WRITTEN EXERCISE
Copy out each line exactly; pictures stay out of the copy.

* Start *

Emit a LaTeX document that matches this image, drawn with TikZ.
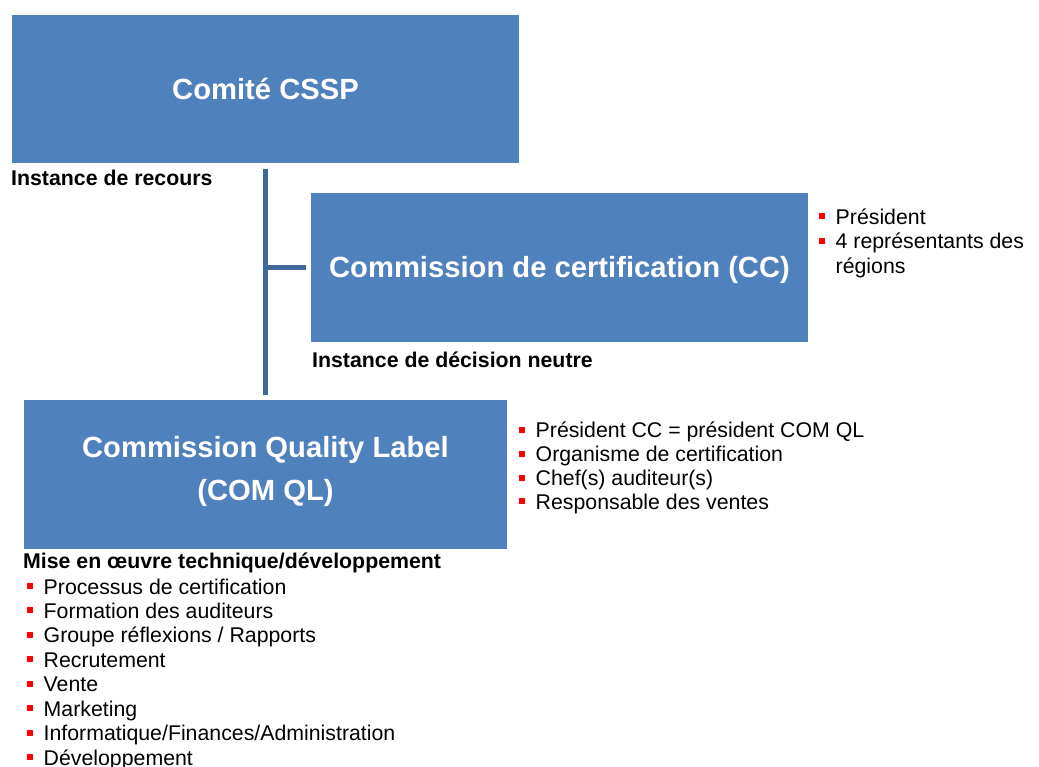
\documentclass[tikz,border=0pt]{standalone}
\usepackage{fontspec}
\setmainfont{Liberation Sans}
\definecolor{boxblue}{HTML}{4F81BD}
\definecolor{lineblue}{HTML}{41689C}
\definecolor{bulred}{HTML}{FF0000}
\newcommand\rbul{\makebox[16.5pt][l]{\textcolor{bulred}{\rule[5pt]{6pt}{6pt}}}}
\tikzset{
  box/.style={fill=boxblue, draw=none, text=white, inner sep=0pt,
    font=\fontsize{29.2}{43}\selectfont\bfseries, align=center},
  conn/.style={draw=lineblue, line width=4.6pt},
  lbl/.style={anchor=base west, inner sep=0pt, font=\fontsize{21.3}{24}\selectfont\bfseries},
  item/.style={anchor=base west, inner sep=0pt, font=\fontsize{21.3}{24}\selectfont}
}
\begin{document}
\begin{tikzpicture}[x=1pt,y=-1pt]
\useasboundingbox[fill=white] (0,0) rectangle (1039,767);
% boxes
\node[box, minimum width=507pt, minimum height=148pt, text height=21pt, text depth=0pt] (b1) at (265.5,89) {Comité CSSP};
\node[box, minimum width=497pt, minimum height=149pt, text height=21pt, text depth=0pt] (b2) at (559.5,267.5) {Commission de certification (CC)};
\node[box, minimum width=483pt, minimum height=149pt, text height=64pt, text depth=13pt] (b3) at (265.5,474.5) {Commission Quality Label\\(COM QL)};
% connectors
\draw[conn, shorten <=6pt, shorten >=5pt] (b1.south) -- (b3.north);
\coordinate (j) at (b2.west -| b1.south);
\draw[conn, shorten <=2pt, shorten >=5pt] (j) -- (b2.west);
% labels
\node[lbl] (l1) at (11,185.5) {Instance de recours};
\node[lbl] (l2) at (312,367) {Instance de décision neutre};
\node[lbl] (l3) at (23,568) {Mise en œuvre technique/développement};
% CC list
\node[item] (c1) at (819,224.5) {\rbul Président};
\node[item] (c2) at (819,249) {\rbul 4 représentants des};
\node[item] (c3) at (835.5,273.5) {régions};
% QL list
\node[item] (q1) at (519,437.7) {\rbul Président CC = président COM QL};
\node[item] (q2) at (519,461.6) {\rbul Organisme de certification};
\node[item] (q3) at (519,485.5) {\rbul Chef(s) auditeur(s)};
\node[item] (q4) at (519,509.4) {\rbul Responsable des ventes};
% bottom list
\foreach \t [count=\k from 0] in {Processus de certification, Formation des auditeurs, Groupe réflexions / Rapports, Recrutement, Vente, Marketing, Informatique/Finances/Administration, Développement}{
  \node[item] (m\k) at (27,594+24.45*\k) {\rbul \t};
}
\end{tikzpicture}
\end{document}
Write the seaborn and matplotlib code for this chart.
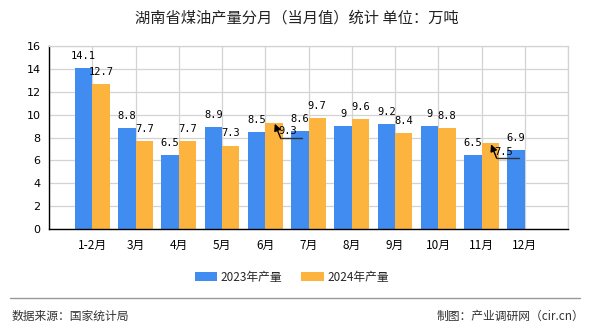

* End *

ANSWER TO THIS PROBLEM
Emit a LaTeX document that matches this image, drawn with TikZ.
\documentclass[tikz,border=0pt]{standalone}
\usepackage{fontspec}
\setmainfont{Liberation Sans}
\definecolor{boxblue}{HTML}{4F81BD}
\definecolor{lineblue}{HTML}{41689C}
\definecolor{bulred}{HTML}{FF0000}
\newcommand\rbul{\makebox[16.5pt][l]{\textcolor{bulred}{\rule[5pt]{6pt}{6pt}}}}
\tikzset{
  box/.style={fill=boxblue, draw=none, text=white, inner sep=0pt,
    font=\fontsize{29.2}{43}\selectfont\bfseries, align=center},
  conn/.style={draw=lineblue, line width=4.6pt},
  lbl/.style={anchor=base west, inner sep=0pt, font=\fontsize{21.3}{24}\selectfont\bfseries},
  item/.style={anchor=base west, inner sep=0pt, font=\fontsize{21.3}{24}\selectfont}
}
\begin{document}
\begin{tikzpicture}[x=1pt,y=-1pt]
\useasboundingbox[fill=white] (0,0) rectangle (1039,767);
% boxes
\node[box, minimum width=507pt, minimum height=148pt, text height=21pt, text depth=0pt] (b1) at (265.5,89) {Comité CSSP};
\node[box, minimum width=497pt, minimum height=149pt, text height=21pt, text depth=0pt] (b2) at (559.5,267.5) {Commission de certification (CC)};
\node[box, minimum width=483pt, minimum height=149pt, text height=64pt, text depth=13pt] (b3) at (265.5,474.5) {Commission Quality Label\\(COM QL)};
% connectors
\draw[conn, shorten <=6pt, shorten >=5pt] (b1.south) -- (b3.north);
\coordinate (j) at (b2.west -| b1.south);
\draw[conn, shorten <=2pt, shorten >=5pt] (j) -- (b2.west);
% labels
\node[lbl] (l1) at (11,185.5) {Instance de recours};
\node[lbl] (l2) at (312,367) {Instance de décision neutre};
\node[lbl] (l3) at (23,568) {Mise en œuvre technique/développement};
% CC list
\node[item] (c1) at (819,224.5) {\rbul Président};
\node[item] (c2) at (819,249) {\rbul 4 représentants des};
\node[item] (c3) at (835.5,273.5) {régions};
% QL list
\node[item] (q1) at (519,437.7) {\rbul Président CC = président COM QL};
\node[item] (q2) at (519,461.6) {\rbul Organisme de certification};
\node[item] (q3) at (519,485.5) {\rbul Chef(s) auditeur(s)};
\node[item] (q4) at (519,509.4) {\rbul Responsable des ventes};
% bottom list
\foreach \t [count=\k from 0] in {Processus de certification, Formation des auditeurs, Groupe réflexions / Rapports, Recrutement, Vente, Marketing, Informatique/Finances/Administration, Développement}{
  \node[item] (m\k) at (27,594+24.45*\k) {\rbul \t};
}
\end{tikzpicture}
\end{document}
Write the seaborn and matplotlib code for this chart.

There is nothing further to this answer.